Many bee experts implicate Monsanto for their Roundup product and many other insecticides used in modern agriculture as one of the reasons for CCD.
The fact is if we lose the honeybees, our food supply is quite seriously in jeopardy.
The absolute best thing we can do as stewards of the planet, is to raise our own backyard bees. That being said, I am fully aware that this is not an option for a lot of people!
However, all of us with yards can feed the bees by planting a bee garden to help provide the honeybees with good healthy nectar so they can do their part continuing to pollinate our food.
Bee love nectar rich perennial plants in your yard like hellebores, sedums and campanulas. When you plant different types of perennials, you have different plants flowering through the seasons, so the bees have a steady diet. And perennials show up year after year, more glorious than the year before giving you a continual show.
Bees also love shrubs like Japanese quince and winter-flowering honeysuckle.
Try to plant your bee garden in full sun and in a place sheltered from wind. A birdbath with a rock for resting will provide visiting bees with a place to stop and grab a little water. Believe it or not, they prefer dirty water over clean!
Oh, and bees love lavender! My bees have 4 bushes of lavender to choose from and last year’s honey was lovely and fragranted by that lavender.
This should go without saying, but Crayola green lawns obtained by herbicides, insecticides, and fungicides will kill off bees. I had someone admiring my grass awhile back and asked me how I did it without the aforementioned chemicals. My answer? When the grass is mowed, grass and weeds look the same. We don’t have to golf course lawns y’all! 🙂
Most plants and flowers now are sprayed with neonicatinoids, which are killing bees and Monarchs. All of Home Depot and Lowe’s vendors are coated with pesticides, and even most so-called “organic” or “natural” nurseries use many of the same vendors as Home Depot and Lowe’s. (There are major vendors that are used by most nurseries). I’ve even seen one of these vendors being sold at Whole Foods! So it’s up to us to keep calling them and asking for plants and flowers not sprayed with bee-killing pesticides. I have also typed and emailed my concerns directly to the vendors (their stickers are usually on any plants or flowers we purchase). In the meantime we can plant our own organic seeds in organic soil, or look around for a local organic farm that might also grow flowers and plants in addition to vegetables and herbs.

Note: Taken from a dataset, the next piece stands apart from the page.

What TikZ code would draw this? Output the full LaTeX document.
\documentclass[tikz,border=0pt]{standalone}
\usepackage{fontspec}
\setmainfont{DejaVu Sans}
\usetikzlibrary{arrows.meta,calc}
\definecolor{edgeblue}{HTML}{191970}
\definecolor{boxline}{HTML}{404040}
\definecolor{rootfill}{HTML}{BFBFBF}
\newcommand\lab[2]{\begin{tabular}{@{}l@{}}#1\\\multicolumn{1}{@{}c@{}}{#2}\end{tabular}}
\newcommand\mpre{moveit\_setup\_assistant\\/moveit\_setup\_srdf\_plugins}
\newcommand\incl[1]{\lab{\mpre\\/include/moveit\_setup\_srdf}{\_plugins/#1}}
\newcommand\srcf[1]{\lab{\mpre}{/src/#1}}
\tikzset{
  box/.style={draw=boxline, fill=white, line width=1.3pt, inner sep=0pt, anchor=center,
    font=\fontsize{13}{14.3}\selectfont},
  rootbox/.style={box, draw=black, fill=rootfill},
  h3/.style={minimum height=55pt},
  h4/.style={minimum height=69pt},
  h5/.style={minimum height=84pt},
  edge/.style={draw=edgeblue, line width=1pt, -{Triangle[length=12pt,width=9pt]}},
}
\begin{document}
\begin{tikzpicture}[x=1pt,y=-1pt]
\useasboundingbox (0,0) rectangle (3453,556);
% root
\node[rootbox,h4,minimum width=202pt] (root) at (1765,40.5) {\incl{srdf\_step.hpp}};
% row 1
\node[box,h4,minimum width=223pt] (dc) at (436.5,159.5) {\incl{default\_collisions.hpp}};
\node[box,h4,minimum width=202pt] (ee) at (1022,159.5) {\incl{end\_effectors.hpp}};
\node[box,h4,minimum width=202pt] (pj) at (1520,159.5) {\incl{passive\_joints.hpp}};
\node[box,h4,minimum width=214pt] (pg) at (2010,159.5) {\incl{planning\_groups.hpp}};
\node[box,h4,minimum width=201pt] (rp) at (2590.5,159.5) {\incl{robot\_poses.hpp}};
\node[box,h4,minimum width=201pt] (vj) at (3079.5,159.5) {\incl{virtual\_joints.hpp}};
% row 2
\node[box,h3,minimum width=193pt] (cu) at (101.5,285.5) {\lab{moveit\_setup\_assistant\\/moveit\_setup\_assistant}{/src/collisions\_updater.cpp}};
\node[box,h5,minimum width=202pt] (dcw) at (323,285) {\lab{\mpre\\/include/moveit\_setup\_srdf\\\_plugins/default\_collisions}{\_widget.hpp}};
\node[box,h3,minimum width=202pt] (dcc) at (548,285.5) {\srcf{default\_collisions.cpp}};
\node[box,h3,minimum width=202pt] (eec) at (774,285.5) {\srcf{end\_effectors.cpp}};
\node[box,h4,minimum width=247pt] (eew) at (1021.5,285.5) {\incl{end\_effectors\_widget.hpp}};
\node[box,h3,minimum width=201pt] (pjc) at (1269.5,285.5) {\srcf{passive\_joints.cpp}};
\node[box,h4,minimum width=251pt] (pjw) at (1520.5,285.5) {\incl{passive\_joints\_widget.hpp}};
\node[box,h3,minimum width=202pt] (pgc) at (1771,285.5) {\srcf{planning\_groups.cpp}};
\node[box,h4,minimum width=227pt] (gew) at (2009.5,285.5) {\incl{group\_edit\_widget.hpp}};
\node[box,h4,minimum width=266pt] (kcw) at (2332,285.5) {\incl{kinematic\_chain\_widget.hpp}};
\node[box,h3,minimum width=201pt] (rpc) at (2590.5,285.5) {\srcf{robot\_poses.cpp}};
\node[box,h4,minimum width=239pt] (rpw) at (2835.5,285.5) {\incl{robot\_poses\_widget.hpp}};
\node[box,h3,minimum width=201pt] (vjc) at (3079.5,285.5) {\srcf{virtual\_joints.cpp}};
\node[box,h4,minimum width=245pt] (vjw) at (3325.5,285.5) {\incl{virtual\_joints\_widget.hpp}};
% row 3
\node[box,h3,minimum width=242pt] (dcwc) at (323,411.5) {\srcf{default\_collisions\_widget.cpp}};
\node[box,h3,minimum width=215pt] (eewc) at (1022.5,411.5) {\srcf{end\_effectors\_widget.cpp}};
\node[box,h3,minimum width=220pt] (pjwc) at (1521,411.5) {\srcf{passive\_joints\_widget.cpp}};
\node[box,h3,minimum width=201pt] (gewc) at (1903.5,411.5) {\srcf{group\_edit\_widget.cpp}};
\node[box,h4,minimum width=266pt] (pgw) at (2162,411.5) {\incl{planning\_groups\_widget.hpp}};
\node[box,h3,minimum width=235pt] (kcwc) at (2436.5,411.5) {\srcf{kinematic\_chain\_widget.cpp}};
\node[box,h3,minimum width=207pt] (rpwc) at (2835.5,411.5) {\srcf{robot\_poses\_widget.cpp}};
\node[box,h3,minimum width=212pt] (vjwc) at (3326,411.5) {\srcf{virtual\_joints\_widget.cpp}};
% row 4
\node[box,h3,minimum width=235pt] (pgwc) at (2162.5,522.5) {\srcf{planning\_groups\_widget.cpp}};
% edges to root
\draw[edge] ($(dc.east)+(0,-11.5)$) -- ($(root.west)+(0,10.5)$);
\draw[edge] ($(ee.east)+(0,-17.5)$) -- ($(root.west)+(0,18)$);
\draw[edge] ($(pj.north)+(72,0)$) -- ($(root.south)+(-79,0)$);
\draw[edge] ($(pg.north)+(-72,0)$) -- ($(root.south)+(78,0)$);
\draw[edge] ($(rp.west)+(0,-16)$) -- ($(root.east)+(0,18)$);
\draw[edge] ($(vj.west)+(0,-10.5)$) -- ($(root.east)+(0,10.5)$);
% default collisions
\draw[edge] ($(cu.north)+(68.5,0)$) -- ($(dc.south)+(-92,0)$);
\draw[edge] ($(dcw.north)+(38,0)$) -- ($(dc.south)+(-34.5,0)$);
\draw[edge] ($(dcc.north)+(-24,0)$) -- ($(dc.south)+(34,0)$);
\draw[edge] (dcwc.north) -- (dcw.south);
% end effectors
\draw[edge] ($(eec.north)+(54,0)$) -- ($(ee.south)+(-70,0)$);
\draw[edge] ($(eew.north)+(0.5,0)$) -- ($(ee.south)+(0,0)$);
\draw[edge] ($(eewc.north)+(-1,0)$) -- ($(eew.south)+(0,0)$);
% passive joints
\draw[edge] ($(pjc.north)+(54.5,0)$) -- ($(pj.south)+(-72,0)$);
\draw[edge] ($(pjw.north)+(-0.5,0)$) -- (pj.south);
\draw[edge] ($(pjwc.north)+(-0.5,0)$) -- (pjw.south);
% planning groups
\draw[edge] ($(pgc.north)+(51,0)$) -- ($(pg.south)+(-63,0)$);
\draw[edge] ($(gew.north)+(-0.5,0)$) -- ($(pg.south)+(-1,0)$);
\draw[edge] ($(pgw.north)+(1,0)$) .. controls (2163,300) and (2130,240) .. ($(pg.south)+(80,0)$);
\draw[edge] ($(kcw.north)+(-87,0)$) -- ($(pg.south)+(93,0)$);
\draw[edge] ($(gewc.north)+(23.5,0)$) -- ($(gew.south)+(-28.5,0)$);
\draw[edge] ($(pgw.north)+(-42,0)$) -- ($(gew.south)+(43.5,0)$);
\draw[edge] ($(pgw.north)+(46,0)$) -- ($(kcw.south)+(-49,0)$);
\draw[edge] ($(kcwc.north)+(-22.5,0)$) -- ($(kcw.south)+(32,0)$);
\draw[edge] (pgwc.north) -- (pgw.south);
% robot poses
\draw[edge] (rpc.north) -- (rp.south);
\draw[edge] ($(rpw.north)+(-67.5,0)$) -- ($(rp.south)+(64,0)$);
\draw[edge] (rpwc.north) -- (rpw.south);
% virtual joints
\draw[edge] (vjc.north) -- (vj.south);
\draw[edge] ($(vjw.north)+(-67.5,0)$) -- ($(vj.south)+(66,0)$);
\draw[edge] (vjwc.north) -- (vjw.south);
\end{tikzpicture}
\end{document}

How do you harvest the honey from your hive?
Photos! Please? And how do you winter your bees? What is your winter weather like?
Also meant to add: If you don’t want to raise bees yourself, but you’d like to have them around, some beekeepers will bring a hive to your yard for the flowering season for free if you have plants to help feed them. There’s a fellow in my area who has made a business doing that called Backyard Bees. He shares the honey with the homeowners, but he does the hive maintenance and honey harvesting. Have to make sure your near neighbors are not using chemicals, though.